Tidak dapat dihindari lagi, di masa depan ketika cara berperang atau jenis konflik sudah berubah dari konvensional menuju ke bentuk perang cyber warfare, maka TNI pun dituntut kesiapannya mengimplementasikan teknologi perang modern guna menjaga kedaulatan Negara Kesatuan Republik Indonesia (NKRI).


Penutup

Sebagai penutup, menarik untuk dicermati kenyataan bahwa setelah beberapa tahun pasca perang modern dewasa ini, seperti yang telah dilakukan oleh pasukan Amerika dan koalisinya (NATO) dipelbagai operasi militer di berbagai negara (Irak, Afganistan, Somalia, Serbia dan Bosnia), ternyata belum menjamin keberhasilan menguasai keadaan atau kontrol situasi secara keseluruhan (absolut).

Pasca tertangkapnya Presiden Irak Sadam Husein di dalam salah satu bunker bawah tanah, atau setelah tewasnya pimpinan gerilyawan Irak, Abu Musab Al-Zarqawi, terutama dengan terbunuhnya Osama Bin Laden dalam berbagai serangan pasukan Amerika, terbukti bahwa justru perlawanan serta resistensi terhadap tentara Amerika dan koalisinya (NATO) lebih semarak lagi.

Memang tidak dapat dipungkiri pada saat diinvasi oleh pasukan Amerika dan koalisinya, tentara Irak tidak dapat memberikan perlawanan tempur yang berarti menghadapi teknologi persenjataan militer tercanggih di dunia saat ini. Apalagi didukung siskodal NCW yang modern di medan pertempuran, semakin membuat pasukan Irak kocar-kacir tak berdaya.

Namun situasi berubah cepat, bentuk model baru perlawanan bermunculan, tentara Amerika dan koalisi saat ini menghadapi jenis medan pertempuran yang sama sekali diluar perkiraan, yaitu taktik perang gerilya dalam kota (hit & hide), bom-bom mobil dan pasukan bom bunuh diri, yang berdampak tidak hanya banyak memakan korban Tentara Amerika dan koalisinya, namun termasuk penduduk sipil yang tidak berdosa (non combatant).
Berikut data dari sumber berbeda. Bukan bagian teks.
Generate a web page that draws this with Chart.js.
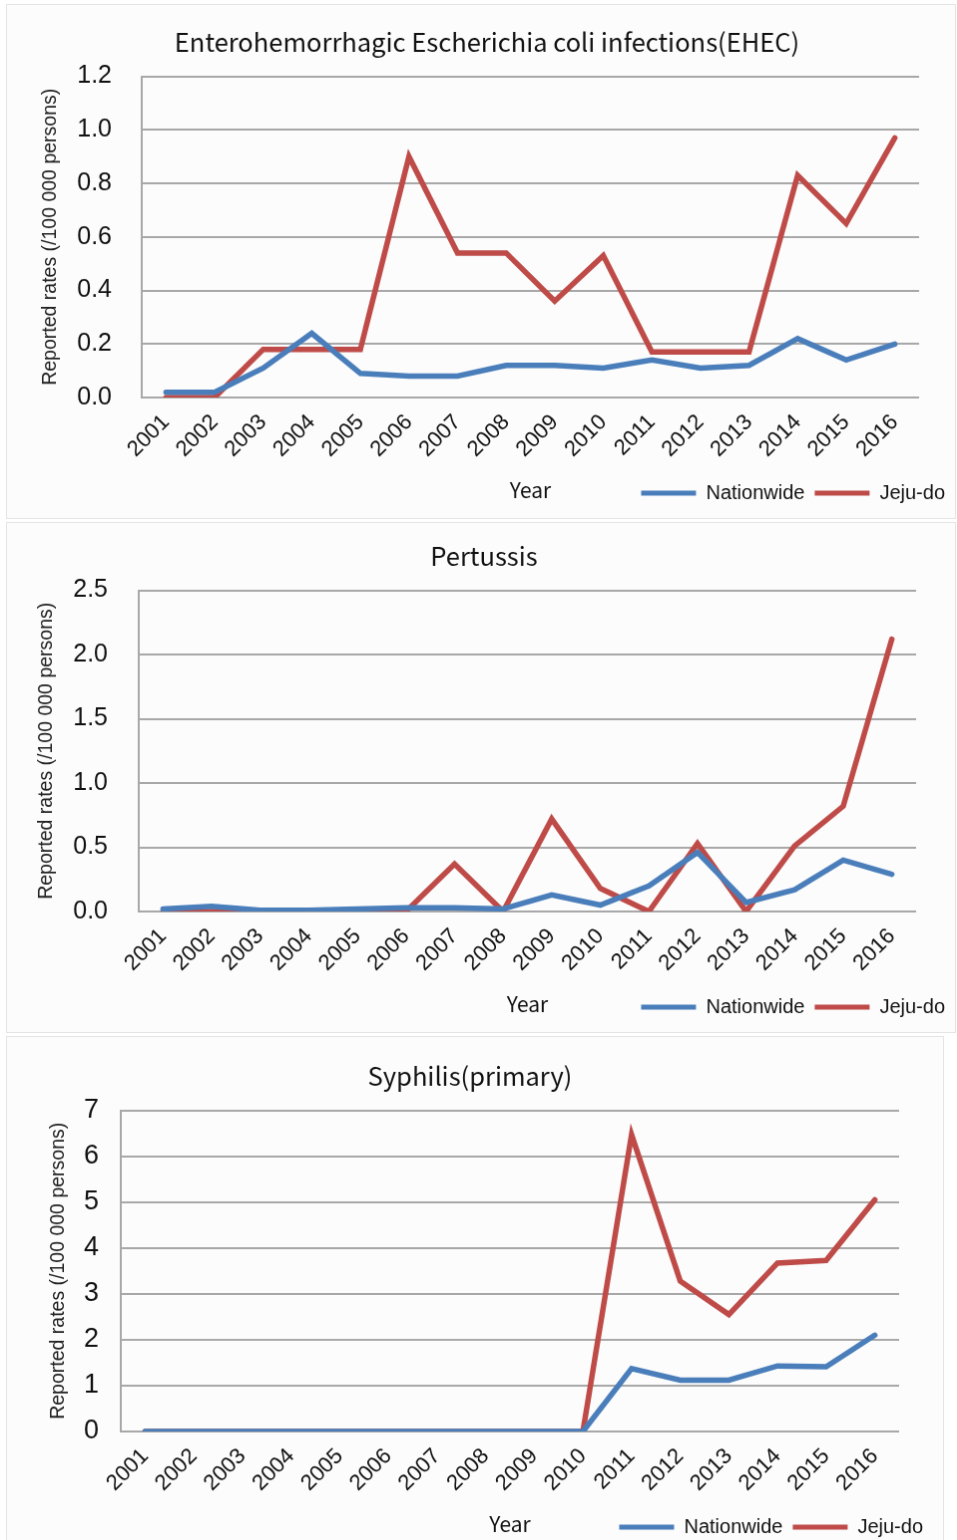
<!DOCTYPE html>
<html>
<head>
<meta charset="utf-8">
<script src="https://cdn.jsdelivr.net/npm/chart.js@4/dist/chart.umd.min.js"></script>
<style>
body { margin: 0; background: #fff; width: 957px; height: 1540px; position: relative; overflow: hidden; }
canvas { position: absolute; background: #fcfcfc; border: 1px solid #e4e4e4; }
</style>
</head>
<body>
<canvas id="ehec" width="950" height="515" style="left:6px;top:4px"></canvas>
<canvas id="pertussis" width="950" height="511" style="left:6px;top:522px"></canvas>
<canvas id="syphilis" width="938" height="512" style="left:6px;top:1036px"></canvas>
<script>
const years = ['2001', '2002', '2003', '2004', '2005', '2006', '2007', '2008',
    '2009', '2010', '2011', '2012', '2013', '2014', '2015', '2016'];
const seriesNames = ['Nationwide', 'Jeju-do'];

const ehecNationwide = [0.02, 0.02, 0.11, 0.24, 0.09, 0.08, 0.08, 0.12, 0.12, 0.11, 0.14, 0.11, 0.12, 0.22, 0.14, 0.20];
const ehecJeju = [0, 0, 0.18, 0.18, 0.18, 0.90, 0.54, 0.54, 0.36, 0.53, 0.17, 0.17, 0.17, 0.83, 0.65, 0.97];

const pertussisNationwide = [0.02, 0.04, 0.01, 0.01, 0.02, 0.03, 0.03, 0.02, 0.13, 0.05, 0.20, 0.46, 0.07, 0.17, 0.40, 0.29];
const pertussisJeju = [0, 0, 0, 0, 0, 0, 0.37, 0, 0.72, 0.18, 0, 0.53, 0, 0.51, 0.82, 2.12];

const syphilisNationwide = [0, 0, 0, 0, 0, 0, 0, 0, 0, 0, 1.37, 1.12, 1.12, 1.43, 1.41, 2.10];
const syphilisJeju = [0, 0, 0, 0, 0, 0, 0, 0, 0, 0, 6.47, 3.28, 2.55, 3.67, 3.73, 5.05];

const BLUE = '#4a7ebb';
const RED = '#be4b48';
const GRID = '#a8a8a8';
const SANS = "'Liberation Sans', Arial, sans-serif";
const TITLE_FONT = "'Noto Sans CJK KR', 'Noto Sans', sans-serif";

// "Year" sits on the same row as the legend, so it's drawn here instead of as the axis title
const yearLabel = {
    id: 'yearLabel',
    afterDraw(chart, args, opts) {
        const hb = chart.legend.legendHitBoxes[0];
        const area = chart.chartArea;
        const ctx = chart.ctx;
        ctx.save();
        ctx.font = `21px ${TITLE_FONT}`;
        ctx.fillStyle = '#111';
        ctx.textAlign = 'center';
        ctx.textBaseline = 'middle';
        ctx.fillText('Year', (area.left + area.right) / 2, hb.top + hb.height / 2 + (opts.dy || 0));
        ctx.restore();
    }
};

function makeChart(id, title, nationwide, jeju, s) {
    return new Chart(document.getElementById(id), {
        type: 'line',
        data: {
            labels: years,
            datasets: [
                { label: seriesNames[0], data: nationwide, borderColor: BLUE, backgroundColor: BLUE },
                { label: seriesNames[1], data: jeju, borderColor: RED, backgroundColor: RED }
            ]
        },
        options: {
            responsive: false,
            animation: false,
            devicePixelRatio: 1,
            elements: {
                line: { borderWidth: 5.5, tension: 0, borderJoinStyle: 'miter', borderCapStyle: 'round' },
                point: { radius: 0, hoverRadius: 0 }
            },
            layout: { padding: { left: s.padLeft, right: s.padRight, top: 0, bottom: s.padBottom } },
            plugins: {
                title: {
                    display: true,
                    text: title,
                    color: '#111',
                    font: { family: TITLE_FONT, size: 25.5, weight: 'normal' },
                    padding: { top: s.titleTop, bottom: s.titleBottom }
                },
                legend: {
                    position: 'bottom',
                    align: 'end',
                    labels: {
                        boxWidth: 55,
                        boxHeight: 5,
                        padding: 10,
                        color: '#111',
                        font: { family: SANS, size: 20 },
                        generateLabels: chart => Chart.defaults.plugins.legend.labels.generateLabels(chart)
                            .map(l => ({ ...l, lineWidth: 0, strokeStyle: 'rgba(0,0,0,0)' }))
                    }
                },
                tooltip: { enabled: false },
                yearLabel: { dy: -3 }
            },
            scales: {
                x: {
                    offset: true,
                    grid: { display: false },
                    border: { display: false },
                    ticks: {
                        autoSkip: false,
                        maxRotation: 45,
                        minRotation: 45,
                        padding: 4,
                        color: '#111',
                        font: { family: SANS, size: 22 }
                    },
                    afterFit: sc => { sc.height = s.xHeight; }
                },
                y: {
                    min: 0,
                    max: s.max,
                    grid: { color: GRID, lineWidth: 2, drawTicks: false },
                    border: { display: true, color: GRID, width: 2 },
                    ticks: {
                        stepSize: s.step,
                        padding: s.tickPad,
                        color: '#111',
                        font: { family: SANS, size: s.tickSize },
                        callback: v => v.toFixed(s.decimals)
                    },
                    title: {
                        display: true,
                        text: 'Reported rates (/100 000 persons)',
                        color: '#222',
                        font: { family: SANS, size: 19.5 },
                        padding: { top: s.yTitlePad, bottom: 0 }
                    },
                    afterFit: sc => { sc.width = s.yWidth; }
                },
                pad: {
                    position: 'right',
                    grid: { display: false },
                    border: { display: false },
                    ticks: { display: false },
                    afterFit: sc => { sc.width = s.rightGap; }
                }
            }
        },
        plugins: [yearLabel]
    });
}

makeChart('ehec', 'Enterohemorrhagic Escherichia coli infections(EHEC)', ehecNationwide, ehecJeju, {
    padLeft: 12, padRight: 0, yWidth: 123, yTitlePad: 20, rightGap: 36,
    titleTop: 22.5, titleBottom: 18.5, padBottom: 5, xHeight: 76,
    max: 1.2, step: 0.2, decimals: 1, tickSize: 25, tickPad: 30
});
makeChart('pertussis', 'Pertussis', pertussisNationwide, pertussisJeju, {
    padLeft: 6, padRight: 0, yWidth: 126, yTitlePad: 22, rightGap: 39,
    titleTop: 18.5, titleBottom: 18.5, padBottom: 5, xHeight: 76,
    max: 2.5, step: 0.5, decimals: 1, tickSize: 25, tickPad: 31
});
makeChart('syphilis', 'Syphilis(primary)', syphilisNationwide, syphilisJeju, {
    padLeft: 0, padRight: 10, yWidth: 114, yTitlePad: 40, rightGap: 34,
    titleTop: 24.5, titleBottom: 18.5, padBottom: 0, xHeight: 76,
    max: 7, step: 1, decimals: 0, tickSize: 27, tickPad: 22
});
</script>
</body>
</html>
Sehingga muncul satu pertanyaan, apakah hanya dengan teknologi militer yang modern yang diimplementasikan dalam konsep perang cyber warfare sudah dapat memenangkan suatu perang ? (It is true, that the most advanced military technology in cyber warfare may win the Battle…but can it win the War ?).